J'en vois qui lève les yeux au plafond de leur maisons closes : des poètes qui aurait le sens pratique, non mais qu'est-ce qu'il faut pas entendre ? Je l'affirme pourtant. Ceux qui nous dirigent ne vivent plus en contact avec la réalité, l'humanité, les gens, le goût, la volonté de vie, le vent qui brûle et le soleil qui chauffe. Ils sont chiffre et case et glissière dans un placard à serrure chromée. Le poète, au moins, se glisse dans les contraintes d'une langue, d'un style, d'une métrique et de la musique du monde. Sans quoi, il ne touchera personne.

Et la blague du jour concerne l'interview d'Omar Sy dans le Parisien. Les Français découvrent qu'ils sont racistes en s'excitant contre un acteur dont la peau sombre semble le condamner à une pâle image d'étranger pour de vagues questions d'origine dont tout un chacun devrait royalement se foutre dans la mesure où nul ne décide de son lieu de naissance, son ascendance, sa culture de rattachement.
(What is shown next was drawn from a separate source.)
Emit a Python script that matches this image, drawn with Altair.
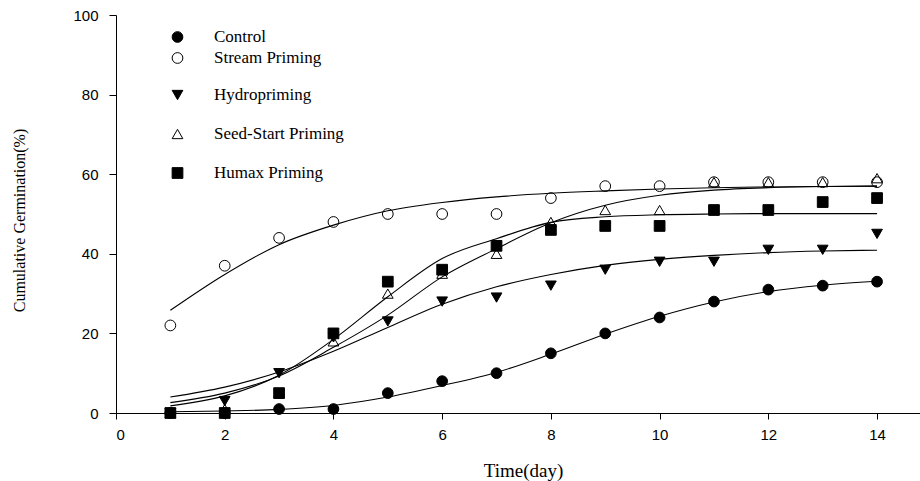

Cette découverte fondamentale - et surprenante tant nous sommes naïfs – s'accompagne bien évidemment d'une surdité sélective à l'égard des propos de l'acteur sus-décrit, propos dont la justesse m'aura touché davantage que l'interview de Bruno Lemaire cueillie à l'improviste lors d'un trajet matinal en début d'hier. Bref. Jusqu'ici tout va mal mais ça pourrait être pire.

N'allez pas vous imaginer que je file un mauvais coton, que j'ai l'humeur détestable d'un déprimé de la couenne que voudrait juste croiser un train pour se jeter dessous. En réalité, il y a eu ce déclic que je ne m'explique qu'à moitié et j'ai les doigts qui parlent tout seuls sur ce clavier maltraité (en effet, quand je tape, je tape). Peut-être que c'est dû aux jours qui recommencent à s'allonger. Peut-être que je suis heureux d'une façon que je peine encore à saisir. Peut-être qu'on s'en fout un peu du moment qu'on peut continuer d'empiler nos tierces, chacun à sa façon et selon son bon vouloir.

Je vous embrasse et vous souhaite une bonne après-midi, un joyeux doliprane et plein d'huiles essentielles.